Copy each line with the word "Recreate" in it.

==== Data section

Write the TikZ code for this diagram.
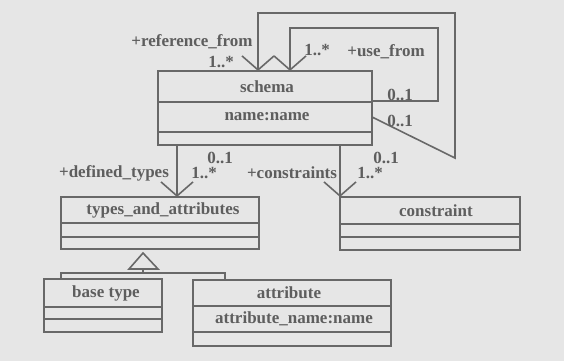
\documentclass[tikz,border=0pt]{standalone}
\usepackage{fontspec}
\setmainfont{Liberation Serif}
\usetikzlibrary{arrows.meta,calc}
\definecolor{paper}{HTML}{E6E6E6}
\definecolor{ink}{HTML}{686868}
\definecolor{txt}{HTML}{5E5E5E}
\tikzset{
  cls/.style={draw=ink, line width=1.6pt, inner sep=0pt, outer sep=0pt, anchor=north west},
  divider/.style={draw=ink, line width=1.6pt},
  assoc/.style={draw=ink, line width=1.6pt, -{Straight Barb[length=14pt,width=32pt]}},
  plainline/.style={draw=ink, line width=1.6pt},
  lbl/.style={text=txt, inner sep=0pt, font=\fontsize{17}{20}\selectfont\bfseries},
}
\begin{document}
\begin{tikzpicture}[x=1pt,y=-1pt]
\useasboundingbox[fill=paper] (0,0) rectangle (564,361);

% class boxes
\node[cls, minimum width=214pt, minimum height=74pt] (schema) at (158,71) {};
\node[cls, minimum width=198pt, minimum height=52pt] (types) at (61,197) {};
\node[cls, minimum width=180pt, minimum height=53pt] (constraint) at (340,197) {};
\node[cls, minimum width=118pt, minimum height=53pt] (base) at (44,279) {};
\node[cls, minimum width=198pt, minimum height=66pt] (attribute) at (193,280) {};

% compartment dividers
\draw[divider] (schema.west |- 0,102) -- (schema.east |- 0,102);
\draw[divider] (schema.west |- 0,132) -- (schema.east |- 0,132);
\draw[divider] (types.west |- 0,223) -- (types.east |- 0,223);
\draw[divider] (types.west |- 0,237) -- (types.east |- 0,237);
\draw[divider] (constraint.west |- 0,224) -- (constraint.east |- 0,224);
\draw[divider] (constraint.west |- 0,237) -- (constraint.east |- 0,237);
\draw[divider] (base.west |- 0,307) -- (base.east |- 0,307);
\draw[divider] (base.west |- 0,319) -- (base.east |- 0,319);
\draw[divider] (attribute.west |- 0,306) -- (attribute.east |- 0,306);
\draw[divider] (attribute.west |- 0,332) -- (attribute.east |- 0,332);

% class names and attributes
\node[lbl] (schemaname) at (267,87) {schema};
\node[lbl] (schemaattr) at (267,117) {name:name};
\node[lbl] (typesname) at (163,210) {types\_and\_attributes};
\node[lbl] (constraintname) at (436,211) {constraint};
\node[lbl] (basename) at (106,293) {base type};
\node[lbl] (attributename) at (289,293) {attribute};
\node[lbl] (attributeattr) at (294,319) {attribute\_name:name};

% self associations of schema
\coordinate (refstart) at (schema.east |- 0,117);
\coordinate (refend) at (258,71);
\draw[assoc] (refstart) -- (455,158) -- (455,13) -- (258,13) -- (refend);
\coordinate (usestart) at (schema.east |- 0,101);
\coordinate (useend) at (290,71);
\draw[assoc] (usestart) -- (438,101) -- (438,28) -- (290,28) -- (useend);

% associations to contained classes
\draw[assoc] (schema.south -| 177,0) -- (types.north -| 177,0);
\draw[assoc] (schema.south -| constraint.north west) -- (constraint.north west);

% generalisation
\coordinate (genapex) at (143,253);
\coordinate (genleft) at (129,269);
\coordinate (genright) at (158,269);
\coordinate (genbar) at (143,273);
\draw[plainline, line join=miter] (genapex) -- (genright) -- (genleft) -- cycle;
\draw[plainline] (143,269) -- (genbar);
\draw[plainline] (base.north -| 61,0) -- (61,273) -- (225,273) -- (attribute.north -| 225,0);

% role names and multiplicities
\node[lbl] (rrole) at (192,42) {+reference\_from};
\node[lbl] (rmulta) at (221,62) {1..*};
\node[lbl] (umulta) at (317,50) {1..*};
\node[lbl] (urole) at (386,52) {+use\_from};
\node[lbl] (umultb) at (400,95) {0..1};
\node[lbl] (rmultb) at (400,121) {0..1};
\node[lbl] (dmultb) at (220,158) {0..1};
\node[lbl] (drole) at (114,173) {+defined\_types};
\node[lbl] (dmulta) at (204,173) {1..*};
\node[lbl] (cmultb) at (386,158) {0..1};
\node[lbl] (crole) at (292,173) {+constraints};
\node[lbl] (cmulta) at (370,173) {1..*};
\end{tikzpicture}
\end{document}
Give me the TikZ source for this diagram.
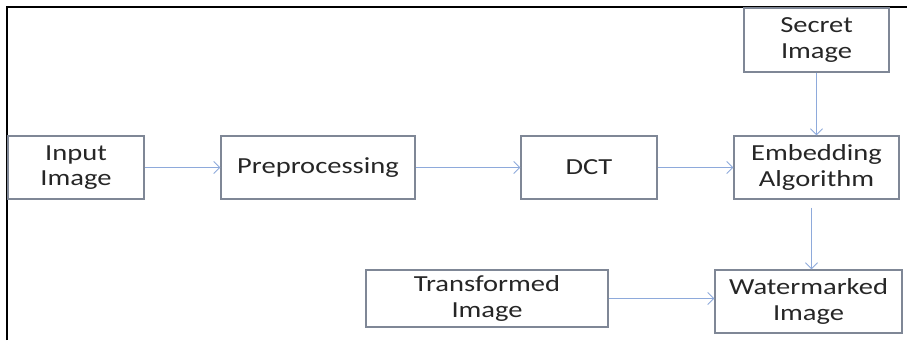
\documentclass[tikz,border=0pt]{standalone}
\usepackage{fontspec}
\setmainfont{Carlito}[FakeStretch=1.24]
\usetikzlibrary{arrows.meta}

\definecolor{boxgray}{HTML}{7F8796}
\definecolor{arrowblue}{HTML}{8EAADB}

\tikzstyle{blockNode} = [rectangle, minimum height=63pt, text centered, align=center, draw=boxgray, line width=1.3pt, inner sep=0pt, text=black!85, font=\fontsize{23}{25.5}\selectfont]
\tikzstyle{arrow} = [arrowblue, line width=0.9pt, -{Straight Barb[length=6pt,width=12pt,line width=0.9pt]}]

\begin{document}
\begin{tikzpicture}[x=1pt, y=-1pt]
    \useasboundingbox (0,0) rectangle (907,340);
    \draw[line width=1.6pt] (7,340) -- (7,7) -- (907,7);

    \node (input)[blockNode, minimum width=136pt] at (76,167.5) {Input\\Image};
    \node (preprocessing)[blockNode, minimum width=194pt] at (318,167.5) {Preprocessing};
    \node (dct)[blockNode, minimum width=136pt] at (589,167.5) {DCT};
    \node (embedding)[blockNode, minimum width=165pt] at (816.5,167.5) {Embedding\\Algorithm};
    \node (secret)[blockNode, minimum width=145pt, minimum height=64pt] at (816.5,40) {Secret\\Image};
    \node (transformed)[blockNode, minimum width=242pt, minimum height=57pt] at (487,298.5) {Transformed\\Image};
    \node (watermarked)[blockNode, minimum width=187pt] at (808.5,301.5) {Watermarked\\Image};

    \draw [arrow] (input) -- (preprocessing);
    \draw [arrow] (preprocessing) -- (dct);
    \draw [arrow] (dct) -- (embedding);
    \draw [arrow] (secret) -- (embedding);
    \draw [arrow] ([xshift=-5pt,yshift=-8pt]embedding.south) -- ([xshift=-5pt]embedding.south |- watermarked.north);
    \draw [arrow] (transformed.east) -- (transformed.east -| watermarked.west);

\end{tikzpicture}
\end{document}
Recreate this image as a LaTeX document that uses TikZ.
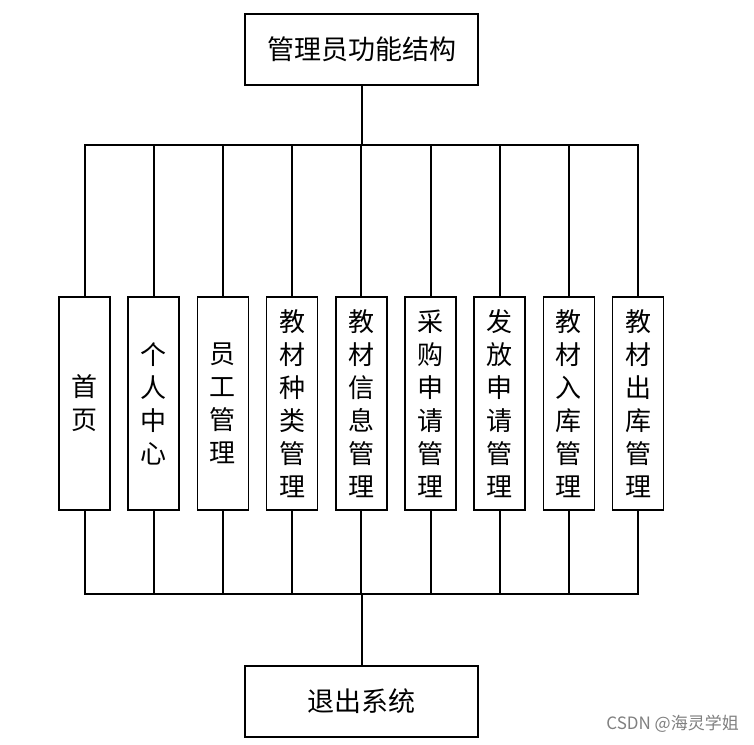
\documentclass[tikz,border=0pt]{standalone}
\usepackage{fontspec}
\setmainfont{Noto Sans CJK SC}
\newfontfamily\wmfont{Noto Sans CJK SC}
\begin{document}
\begin{tikzpicture}[x=1pt,y=-1pt,
  bigbox/.style={draw=black,line width=1.5pt,minimum width=233pt,minimum height=71pt,inner sep=0pt,font=\fontsize{27}{30}\selectfont},
  modbox/.style={draw=black,line width=1.5pt,minimum width=51pt,minimum height=213pt,inner sep=0pt,align=center,font=\fontsize{26}{33}\selectfont},
  conn/.style={line width=2pt,black}]
\useasboundingbox (0,0) rectangle (754,744);
\fill[white] (0,0) rectangle (754,744);
\node[bigbox] (top) at (361.5,49.5) {管理员功能结构};
\node[bigbox] (bot) at (361.5,701.5) {退出系统};
\coordinate (tb) at (361.5,145);
\coordinate (bb) at (361.5,594);
\foreach \i/\t in {0/{首\\页},1/{个\\人\\中\\心},2/{员\\工\\管\\理},3/{教\\材\\种\\类\\管\\理},4/{教\\材\\信\\息\\管\\理},5/{采\\购\\申\\请\\管\\理},6/{发\\放\\申\\请\\管\\理},7/{教\\材\\入\\库\\管\\理},8/{教\\材\\出\\库\\管\\理}}{
  \node[modbox] (m\i) at ({84.5+69.2*\i},403.5) {\t};
  \draw[conn] (m\i.north) |- (tb);
  \draw[conn] (m\i.south) |- (bb);
}
\draw[conn] (top.south) -- (tb);
\draw[conn] (bb) -- (bot.north);
\node[anchor=east,text=black!50,font=\wmfont\fontsize{17}{19}\selectfont,inner sep=0pt] (wm) at (739,724) {CSDN @海灵学姐};
\end{tikzpicture}
\end{document}
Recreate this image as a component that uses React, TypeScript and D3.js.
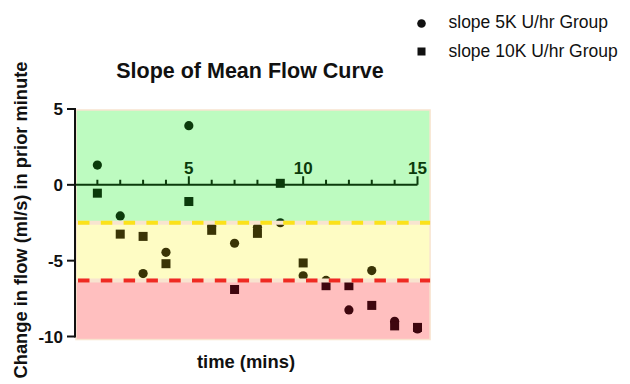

========

[Expected answer]:
Recreate this image as a LaTeX document that uses TikZ.
Recreate this image as a component that uses React, TypeScript and D3.js.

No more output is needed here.